For a smooth constrained problem, let g and h be vector functions representing all inequality and equality constraints respectively (meaning bound, linear, and nonlinear constraints):

$\min_{x} f (x) subject to g (x) \leq 0, h (x) = 0.$

The meaning of first-order optimality in this case is more complex than for unconstrained problems. The definition is based on the Karush-Kuhn-Tucker (KKT) conditions. The KKT conditions are analogous to the condition that the gradient must be zero at a minimum, modified to take constraints into account. The difference is that the KKT conditions hold for constrained problems.

The KKT conditions use the auxiliary Lagrangian function:

L (x, λ) = f (x) + \sum λ_{g, i} g_{i} (x) + \sum λ_{h, i} h_{i} (x) .

(1)

The vector λ, which is the concatenation of λ_g and λ_h, is the Lagrange multiplier vector. Its length is the total number of constraints.

The KKT conditions are:

\nabla_{x} L (x, λ) = 0,

(2)

λ_{g, i} g_{i} (x) = 0 \forall i,

(3)

{\begin{matrix} g (x) \leq 0, \\ h (x) = 0, \\ λ_{g, i} \geq 0. \end{matrix}

(4)

Solvers do not use the three expressions in Equation 4 in the calculation of optimality measure.

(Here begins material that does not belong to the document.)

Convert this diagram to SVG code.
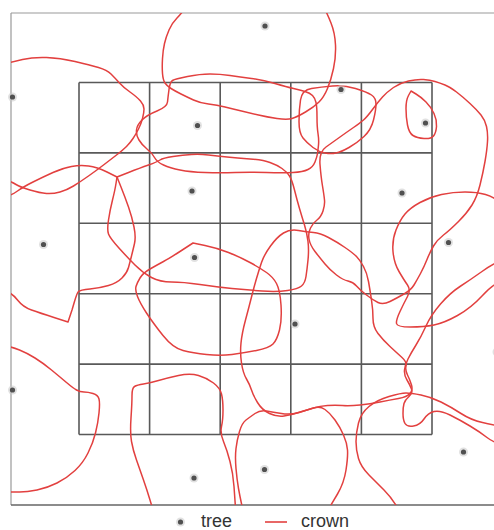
<svg xmlns="http://www.w3.org/2000/svg" width="494" height="530" viewBox="0 0 494 530">
<style>
.frame{stroke:#9a9a9a;stroke-width:1.2;fill:none}
.frameb{stroke:#666;stroke-width:1.4;fill:none}
.grid{stroke:#3c3c3c;stroke-width:1.6;fill:none;stroke-opacity:0.85}
.crown{stroke:#e2403f;stroke-width:1.5;fill:none;stroke-linejoin:round;stroke-linecap:round}
.halo{fill:#c8c8c8;fill-opacity:0.55}
.core{fill:#505050}
.lbl{font-family:"Liberation Sans",Arial,sans-serif;font-size:18px;fill:#333}
</style>
<defs>
<clipPath id="plot"><rect x="11" y="13" width="483" height="492"/></clipPath>
<g id="dot"><circle r="4.5" class="halo"/><circle r="2.6" class="core"/></g>
</defs>
<rect width="494" height="530" fill="#fff"/>
<g id="frame">
<path class="frame" d="M11,13 H494 M11,13 V505"/>
<path class="frameb" d="M11,505 H494"/>
</g>
<g id="grid">
<path class="grid" d="M79,82.5 V434.5 M149.6,82.5 V434.5 M220.2,82.5 V434.5 M290.8,82.5 V434.5 M361.4,82.5 V434.5 M432,82.5 V434.5 M79,82.5 H432 M79,152.9 H432 M79,223.3 H432 M79,293.7 H432 M79,364.1 H432 M79,434.5 H432"/>
</g>
<g id="crowns" clip-path="url(#plot)">
<path id="c1" class="crown" d="M190,0 L186,6.5 Q182,13 177,18 Q172,23 169,30 Q166,37 164.5,43.5 Q163,50 162.5,58.5 Q162,67 162.5,73.5 Q163,80 165,83 Q167,86 171,88.5 Q175,91 181,94 Q187,97 193.5,100 Q200,103 208.5,104 Q217,105 225,107 Q233,109 241.5,111 Q250,113 258.5,115 Q267,117 277,118.5 Q287,120 292,118.5 Q297,117 305.5,112 Q314,107 319,102 Q324,97 327.5,88.5 Q331,80 333.5,68.5 Q336,57 335.5,45 Q335,33 331,23 Q327,13 323.5,6.5 L320,0"/>
<path id="c2" class="crown" d="M0,65 L6,63.5 Q12,62 22.5,59.5 Q33,57 46.5,57.5 Q60,58 75,61.5 Q90,65 98.5,67.5 Q107,70 111,74 Q115,78 119,82.5 Q123,87 130,92 Q137,97 140.5,101 Q144,105 144,109 Q144,113 142.5,118.5 Q141,124 138.5,129 Q136,134 133,138.5 Q130,143 126.5,146.5 Q123,150 116.5,155 Q110,160 103.5,165 Q97,170 88.5,176 Q80,182 73.5,186 Q67,190 60,192 Q53,194 46.5,193.5 Q40,193 30,190 Q20,187 16,184.5 Q12,182 6,180 L0,178"/>
<path id="c3" class="crown" d="M169,89.5 Q170,82 172.5,80.5 Q175,79 187.5,76.5 Q200,74 210,74 Q220,74 230,75.5 Q240,77 251.5,78.5 Q263,80 275,83.5 Q287,87 293.5,88.5 Q300,90 305,91.5 Q310,93 312.5,95.5 Q315,98 316,102.5 Q317,107 317,117 Q317,127 318,133.5 Q319,140 318.5,145 Q318,150 317.5,153.5 Q317,157 315,162 Q313,167 308,169.5 Q303,172 293,172.5 Q283,173 266.5,172.5 Q250,172 235,172.5 Q220,173 205,172.5 Q190,172 180,170 Q170,168 163.5,165 Q157,162 154.5,157.5 Q152,153 147,149 Q142,145 139,140 Q136,135 136.5,130 Q137,125 142,120 Q147,115 157,111 Q167,107 167.5,102 Q168,97 169,89.5 Z"/>
<path id="c4" class="crown" d="M300.5,100 Q302,90 311.5,88.5 Q321,87 332.5,86 Q344,85 355.5,88.5 Q367,92 371.5,95 Q376,98 376,104 Q376,110 373.5,120 Q371,130 364,136.5 Q357,143 349,147.5 Q341,152 336,153 Q331,154 325,153 Q319,152 313,147.5 Q307,143 303,138 Q299,133 299,121.5 Q299,110 300.5,100 Z"/>
<path id="c5" class="crown" d="M411,91 L416,94 Q421,97 426,102 Q431,107 434,113.5 Q437,120 436.5,126.5 Q436,133 433.5,136 Q431,139 424,138.5 Q417,138 413,135.5 Q409,133 407.5,125 Q406,117 406,108.5 Q406,100 408.5,95.5 L411,91 Z"/>
<path id="c6" class="crown" d="M117,177 L128.5,172.5 Q140,168 148.5,165 Q157,162 160,160 Q163,158 173,156.5 Q183,155 191.5,154.5 Q200,154 208.5,155 Q217,156 227,157 Q237,158 250,159 Q263,160 270,162.5 Q277,165 282,168.5 Q287,172 289.5,176 Q292,180 294.5,190 Q297,200 299.5,208.5 Q302,217 304.5,225 Q307,233 308,241.5 Q309,250 308,260 Q307,270 306,276.5 Q305,283 301.5,286 Q298,289 287.5,290.5 Q277,292 262,291 Q247,290 232,288.5 Q217,287 200,284.5 Q183,282 171.5,282 Q160,282 151.5,277.5 Q143,273 135,265 Q127,257 118.5,247.5 Q110,238 108.5,234 Q107,230 108.5,220 Q110,210 112.5,200 Q115,190 116,183.5 L117,177 Z"/>
<path id="c7" class="crown" d="M320,164.5 Q319,152 326,147 Q333,142 340,137 Q347,132 353.5,127.5 Q360,123 363.5,120 Q367,117 372.5,109.5 Q378,102 382.5,97 Q387,92 393.5,87.5 Q400,83 408.5,81 Q417,79 423.5,79.5 Q430,80 435,81.5 Q440,83 445,85 Q450,87 456.5,92 Q463,97 470,103.5 Q477,110 481,115 Q485,120 486.5,126.5 Q488,133 487.5,141.5 Q487,150 485,161.5 Q483,173 480,185 Q477,197 472,205 Q467,213 458.5,221.5 Q450,230 443.5,235 Q437,240 433.5,246 Q430,252 427,259.5 Q424,267 420.5,273.5 Q417,280 414,285 Q411,290 404,294 Q397,298 390,301.5 Q383,305 378,302.5 Q373,300 366.5,295 Q360,290 356.5,286 Q353,282 348,281 Q343,280 336.5,275 Q330,270 325,264 Q320,258 315,251.5 Q310,245 309,239 Q308,233 310.5,228 Q313,223 317,220 Q321,217 323,211 Q325,205 324.5,200 Q324,195 322.5,186 Q321,177 320,164.5 Z"/>
<path id="c8" class="crown" d="M117,177 L121,187 Q125,197 128.5,207 Q132,217 134,227 Q136,237 134.5,243.5 Q133,250 131.5,256 Q130,262 128.5,267.5 Q127,273 122,278 Q117,283 108.5,285.5 Q100,288 90,289 Q80,290 78.5,291.5 Q77,293 74.5,301.5 L72,310 L68,322 L54,317.5 Q40,313 31.5,310 Q23,307 17.5,300 Q12,293 6,291.5 L0,290 L0,198 L6,196.5 Q12,195 17.5,191 Q23,187 33,182 Q43,177 53,172.5 Q63,168 71.5,166.5 Q80,165 88.5,166 Q97,167 107,172 L117,177 Z"/>
<path id="c9" class="crown" d="M393,251.5 Q392,240 396,230 Q400,220 405,214 Q410,208 420,202.5 Q430,197 441.5,194.5 Q453,192 465,192 Q477,192 485.5,194.5 Q494,197 502,203.5 L510,210 L510,280 L502,281.5 Q494,283 482.5,295.5 Q471,308 457.5,315.5 Q444,323 434,325 Q424,327 410.5,327 Q397,327 396.5,323.5 Q396,320 400,311.5 Q404,303 407.5,296.5 Q411,290 407.5,285 Q404,280 399,271.5 Q394,263 393,251.5 Z"/>
<path id="c10" class="crown" d="M193,243 L205,245.5 Q217,248 228.5,252.5 Q240,257 250,262.5 Q260,268 266.5,272.5 Q273,277 276.5,283.5 Q280,290 281,305 Q282,320 279.5,330 Q277,340 273,344 Q269,348 256.5,350.5 Q244,353 232,354.5 Q220,356 206.5,354.5 Q193,353 183,350.5 Q173,348 163,335.5 Q153,323 146.5,313 Q140,303 137.5,296.5 Q135,290 136,286.5 Q137,283 140,278 Q143,273 150,269 Q157,265 163.5,261.5 Q170,258 181.5,250.5 L193,243 Z"/>
<path id="c11" class="crown" d="M270.5,246 Q277,237 283.5,233 Q290,229 298.5,230.5 Q307,232 313.5,232.5 Q320,233 328.5,237.5 Q337,242 345,247.5 Q353,253 356.5,256.5 Q360,260 363.5,266.5 Q367,273 368.5,281.5 Q370,290 371.5,300 Q373,310 373,318.5 Q373,327 378,333.5 Q383,340 390,346.5 Q397,353 402,357.5 Q407,362 406,366 Q405,370 407.5,375 Q410,380 411.5,385 Q413,390 410,393.5 Q407,397 398.5,398.5 Q390,400 380,402 Q370,404 360,405 Q350,406 342.5,405.5 Q335,405 327.5,405.5 Q320,406 313.5,408 Q307,410 299,412.5 Q291,415 284,416 Q277,417 269.5,413.5 Q262,410 257.5,402.5 Q253,395 251.5,390 Q250,385 246.5,379 Q243,373 241.5,363 Q240,353 241,343 Q242,333 245.5,320 Q249,307 251.5,297 Q254,287 256.5,278.5 Q259,270 261.5,262.5 Q264,255 270.5,246 Z"/>
<path id="c12" class="crown" d="M0,345 L6,346 Q12,347 19.5,350 Q27,353 35,358 Q43,363 51.5,370 Q60,377 66.5,382.5 Q73,388 76.5,390 Q80,392 84,392 Q88,392 93,393.5 Q98,395 99,399 Q100,403 99,413 Q98,423 95.5,433 Q93,443 88,453 Q83,463 75,470.5 Q67,478 57,483 Q47,488 37,490 Q27,492 19.5,492 Q12,492 6,492 L0,492"/>
<path id="c13" class="crown" d="M153,510 L150,500 Q147,490 143.5,480 Q140,470 136.5,460 Q133,450 131.5,441.5 Q130,433 131,418 Q132,403 132,395.5 Q132,388 134.5,386.5 Q137,385 143.5,384 Q150,383 158.5,380.5 Q167,378 178.5,375.5 Q190,373 198.5,375.5 Q207,378 213.5,383 Q220,388 221.5,394 Q223,400 223,410 Q223,420 221.5,426.5 Q220,433 223.5,441.5 Q227,450 230,461.5 Q233,473 234,486.5 Q235,500 236,515"/>
<path id="c14" class="crown" d="M244,515 L242,506 Q240,497 238.5,488.5 Q237,480 236,468.5 Q235,457 236,448.5 Q237,440 239.5,431.5 Q242,423 246,420 Q250,417 255,413.5 Q260,410 266.5,411 Q273,412 281.5,413.5 Q290,415 298.5,412.5 Q307,410 313.5,408 Q320,406 325,409.5 Q330,413 335,420 Q340,427 343.5,435 Q347,443 347.5,450 Q348,457 346,470 Q344,483 337.5,494 Q331,505 325,515"/>
<path id="c15" class="crown" d="M402,515 L396.5,506 Q391,497 384,490 Q377,483 369,475 Q361,467 358.5,458.5 Q356,450 356,441.5 Q356,433 358.5,423 Q361,413 369,406.5 Q377,400 389,396.5 Q401,393 406,393 Q411,393 421,395 Q431,397 441,402 Q451,407 461,413.5 Q471,420 482.5,422.5 Q494,425 515,430"/>
<path id="c16" class="crown" d="M515,255 L504.5,259 Q494,263 482,271.5 Q470,280 460,286.5 Q450,293 440.5,304 Q431,315 426,326 Q421,337 416,345 Q411,353 408,359 Q405,365 404.5,370 Q404,375 407,380 Q410,385 411.5,389 Q413,393 409,396.5 Q405,400 404,403.5 Q403,407 403,413.5 Q403,420 405,423.5 Q407,427 413.5,426 Q420,425 424,419 Q428,413 434,411.5 Q440,410 450,415 Q460,420 470,426 Q480,432 487,437.5 Q494,443 515,450"/>
</g>
<g id="trees">
<use href="#dot" x="265" y="26"/>
<use href="#dot" x="12.5" y="97"/>
<use href="#dot" x="197.5" y="125.5"/>
<use href="#dot" x="341" y="89.5"/>
<use href="#dot" x="425.5" y="123"/>
<use href="#dot" x="192" y="191"/>
<use href="#dot" x="402" y="193"/>
<use href="#dot" x="43.5" y="244.5"/>
<use href="#dot" x="448.5" y="242.5"/>
<use href="#dot" x="194.5" y="257.5"/>
<use href="#dot" x="295" y="324"/>
<use href="#dot" x="12.5" y="390"/>
<use href="#dot" x="194" y="478"/>
<use href="#dot" x="264.5" y="469.5"/>
<use href="#dot" x="463.5" y="452"/>
<use href="#dot" x="497" y="352"/>
</g>
<g id="legend">
<use href="#dot" x="180.5" y="522"/>
<text class="lbl" x="201" y="526.5">tree</text>
<path d="M265,522 H287" stroke="#e2403f" stroke-width="1.6"/>
<text class="lbl" x="301" y="526.5">crown</text>
</g>
</svg>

The optimality measure associated with Equation 2 is

‖ \nabla_{x} L (x, λ) ‖ = ‖ \nabla f (x) + \sum λ_{g, i} \nabla g_{i} (x) + \sum λ_{h, i} \nabla h_{h, i} (x) ‖ .

(5)

The optimality measure associated with Equation 3 is

‖ \vec{λ_{g} g} (x) ‖,

(6)

where the norm in Equation 6 means infinity norm (maximum) of the vector

\vec{λ_{g, i} g_{i}} (x)

The combined optimality measure is the maximum of the values calculated in Equation 5 and Equation 6. Solvers that accept nonlinear constraint functions report constraint violations g(x) > 0 or |h(x)| > 0 as ConstraintTolerance violations. See Tolerances and Stopping Criteria.

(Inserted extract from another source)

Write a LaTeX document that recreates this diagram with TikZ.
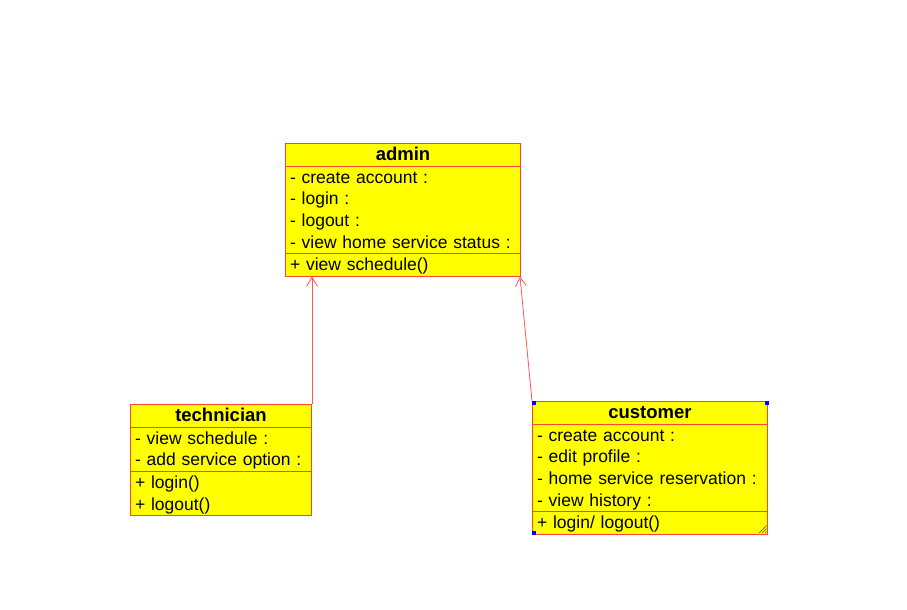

Constrained Optimality in Solver Form

Most constrained toolbox solvers separate their calculation of first-order optimality measure into bounds, linear functions, and nonlinear functions. The measure is the maximum of the following two norms, which correspond to Equation 5 and Equation 6:

\begin{array}{l} ‖ \nabla_{x} L (x, λ) ‖ = ‖ \nabla f (x) + A^{T} λ_{i n e q l i n} + A e q^{T} λ_{e q l i n} \\ + \sum λ_{i n e q n o n l i n, i} \nabla c_{i} (x) + \sum λ_{e q n o n l i n, i} \nabla c e q_{i} (x) ‖, \end{array}

(7)

‖ \vec{| l_{i} - x_{i} | λ_{l o w e r, i}}, \vec{| x_{i} - u_{i} | λ_{u p p e r, i}}, \vec{| {(A x - b)}_{i} | λ_{i n e q l i n, i}}, \vec{| c_{i} (x) | λ_{i n e q n o n l i n, i}} ‖,

(8)

where the norm of the vectors in Equation 7 and Equation 8 is the infinity norm (maximum). The subscripts on the Lagrange multipliers correspond to solver Lagrange multiplier structures. See Lagrange Multiplier Structures. The summations in Equation 7 range over all constraints. If a bound is ±Inf, that term is not constrained, so it is not part of the summation.

Linear Equalities Only

For some large-scale problems with only linear equalities, the first-order optimality measure is the infinity norm of the projected gradient. In other words, the first-order optimality measure is the size of the gradient projected onto the null space of Aeq.

Bounded Least-Squares and Trust-Region-Reflective Solvers

For least-squares solvers and trust-region-reflective algorithms, in problems with bounds alone, the first-order optimality measure is the maximum over i of |v_i*g_i|. Here g_i is the ith component of the gradient, x is the current point, and

$v_{i} = {\begin{array}{l} | x_{i} - b_{i} | & if the negative gradient points toward bound b_{i} \\ 1 & otherwise . \end{array}$

If x_i is at a bound, v_i is zero. If x_i is not at a bound, then at a minimizing point the gradient g_i should be zero. Therefore the first-order optimality measure should be zero at a minimizing point.